Direction: Each line should be copied exactly.

Provided material:
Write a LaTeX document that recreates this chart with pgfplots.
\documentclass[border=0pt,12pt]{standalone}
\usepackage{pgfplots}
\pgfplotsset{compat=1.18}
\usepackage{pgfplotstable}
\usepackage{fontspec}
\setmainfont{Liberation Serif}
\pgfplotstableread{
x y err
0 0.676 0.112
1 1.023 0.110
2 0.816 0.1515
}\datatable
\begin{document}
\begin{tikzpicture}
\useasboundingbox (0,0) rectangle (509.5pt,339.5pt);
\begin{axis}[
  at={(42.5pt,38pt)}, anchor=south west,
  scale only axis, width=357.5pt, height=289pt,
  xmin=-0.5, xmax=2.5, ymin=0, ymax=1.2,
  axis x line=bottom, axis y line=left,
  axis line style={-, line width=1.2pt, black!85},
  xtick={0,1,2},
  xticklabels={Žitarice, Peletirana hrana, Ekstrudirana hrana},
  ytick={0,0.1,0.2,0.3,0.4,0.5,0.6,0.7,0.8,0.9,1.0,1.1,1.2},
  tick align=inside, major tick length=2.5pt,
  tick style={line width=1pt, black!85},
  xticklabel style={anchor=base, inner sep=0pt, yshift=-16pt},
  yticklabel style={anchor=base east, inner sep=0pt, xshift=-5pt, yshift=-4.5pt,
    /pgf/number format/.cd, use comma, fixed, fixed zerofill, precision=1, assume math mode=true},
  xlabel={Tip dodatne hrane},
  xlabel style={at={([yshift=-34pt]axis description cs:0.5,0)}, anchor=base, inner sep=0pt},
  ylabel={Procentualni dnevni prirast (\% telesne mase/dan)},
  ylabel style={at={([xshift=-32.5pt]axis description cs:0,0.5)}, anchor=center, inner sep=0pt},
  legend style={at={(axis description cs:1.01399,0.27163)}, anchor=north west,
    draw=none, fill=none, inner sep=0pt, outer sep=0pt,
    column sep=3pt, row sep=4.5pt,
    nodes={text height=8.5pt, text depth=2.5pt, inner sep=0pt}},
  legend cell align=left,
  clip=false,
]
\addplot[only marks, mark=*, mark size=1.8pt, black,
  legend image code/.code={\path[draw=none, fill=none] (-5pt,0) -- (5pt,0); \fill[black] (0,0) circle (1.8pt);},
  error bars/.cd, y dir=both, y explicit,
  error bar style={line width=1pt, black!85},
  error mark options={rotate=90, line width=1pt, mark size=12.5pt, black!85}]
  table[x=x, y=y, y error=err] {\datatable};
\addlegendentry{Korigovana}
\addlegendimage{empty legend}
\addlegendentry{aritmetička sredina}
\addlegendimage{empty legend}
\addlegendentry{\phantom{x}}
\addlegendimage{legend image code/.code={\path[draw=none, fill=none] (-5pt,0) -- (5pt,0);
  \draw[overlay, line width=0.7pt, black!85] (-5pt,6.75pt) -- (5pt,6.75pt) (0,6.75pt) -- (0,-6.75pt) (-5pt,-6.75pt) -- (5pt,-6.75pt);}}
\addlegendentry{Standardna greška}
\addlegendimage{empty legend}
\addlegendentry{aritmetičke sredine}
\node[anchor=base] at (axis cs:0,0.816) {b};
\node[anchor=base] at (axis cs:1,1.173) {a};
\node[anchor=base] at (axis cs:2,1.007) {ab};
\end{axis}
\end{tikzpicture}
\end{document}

The result:
Write a LaTeX document that recreates this chart with pgfplots.
\documentclass[border=0pt,12pt]{standalone}
\usepackage{pgfplots}
\pgfplotsset{compat=1.18}
\usepackage{pgfplotstable}
\usepackage{fontspec}
\setmainfont{Liberation Serif}
\pgfplotstableread{
x y err
0 0.676 0.112
1 1.023 0.110
2 0.816 0.1515
}\datatable
\begin{document}
\begin{tikzpicture}
\useasboundingbox (0,0) rectangle (509.5pt,339.5pt);
\begin{axis}[
  at={(42.5pt,38pt)}, anchor=south west,
  scale only axis, width=357.5pt, height=289pt,
  xmin=-0.5, xmax=2.5, ymin=0, ymax=1.2,
  axis x line=bottom, axis y line=left,
  axis line style={-, line width=1.2pt, black!85},
  xtick={0,1,2},
  xticklabels={Žitarice, Peletirana hrana, Ekstrudirana hrana},
  ytick={0,0.1,0.2,0.3,0.4,0.5,0.6,0.7,0.8,0.9,1.0,1.1,1.2},
  tick align=inside, major tick length=2.5pt,
  tick style={line width=1pt, black!85},
  xticklabel style={anchor=base, inner sep=0pt, yshift=-16pt},
  yticklabel style={anchor=base east, inner sep=0pt, xshift=-5pt, yshift=-4.5pt,
    /pgf/number format/.cd, use comma, fixed, fixed zerofill, precision=1, assume math mode=true},
  xlabel={Tip dodatne hrane},
  xlabel style={at={([yshift=-34pt]axis description cs:0.5,0)}, anchor=base, inner sep=0pt},
  ylabel={Procentualni dnevni prirast (\% telesne mase/dan)},
  ylabel style={at={([xshift=-32.5pt]axis description cs:0,0.5)}, anchor=center, inner sep=0pt},
  legend style={at={(axis description cs:1.01399,0.27163)}, anchor=north west,
    draw=none, fill=none, inner sep=0pt, outer sep=0pt,
    column sep=3pt, row sep=4.5pt,
    nodes={text height=8.5pt, text depth=2.5pt, inner sep=0pt}},
  legend cell align=left,
  clip=false,
]
\addplot[only marks, mark=*, mark size=1.8pt, black,
  legend image code/.code={\path[draw=none, fill=none] (-5pt,0) -- (5pt,0); \fill[black] (0,0) circle (1.8pt);},
  error bars/.cd, y dir=both, y explicit,
  error bar style={line width=1pt, black!85},
  error mark options={rotate=90, line width=1pt, mark size=12.5pt, black!85}]
  table[x=x, y=y, y error=err] {\datatable};
\addlegendentry{Korigovana}
\addlegendimage{empty legend}
\addlegendentry{aritmetička sredina}
\addlegendimage{empty legend}
\addlegendentry{\phantom{x}}
\addlegendimage{legend image code/.code={\path[draw=none, fill=none] (-5pt,0) -- (5pt,0);
  \draw[overlay, line width=0.7pt, black!85] (-5pt,6.75pt) -- (5pt,6.75pt) (0,6.75pt) -- (0,-6.75pt) (-5pt,-6.75pt) -- (5pt,-6.75pt);}}
\addlegendentry{Standardna greška}
\addlegendimage{empty legend}
\addlegendentry{aritmetičke sredine}
\node[anchor=base] at (axis cs:0,0.816) {b};
\node[anchor=base] at (axis cs:1,1.173) {a};
\node[anchor=base] at (axis cs:2,1.007) {ab};
\end{axis}
\end{tikzpicture}
\end{document}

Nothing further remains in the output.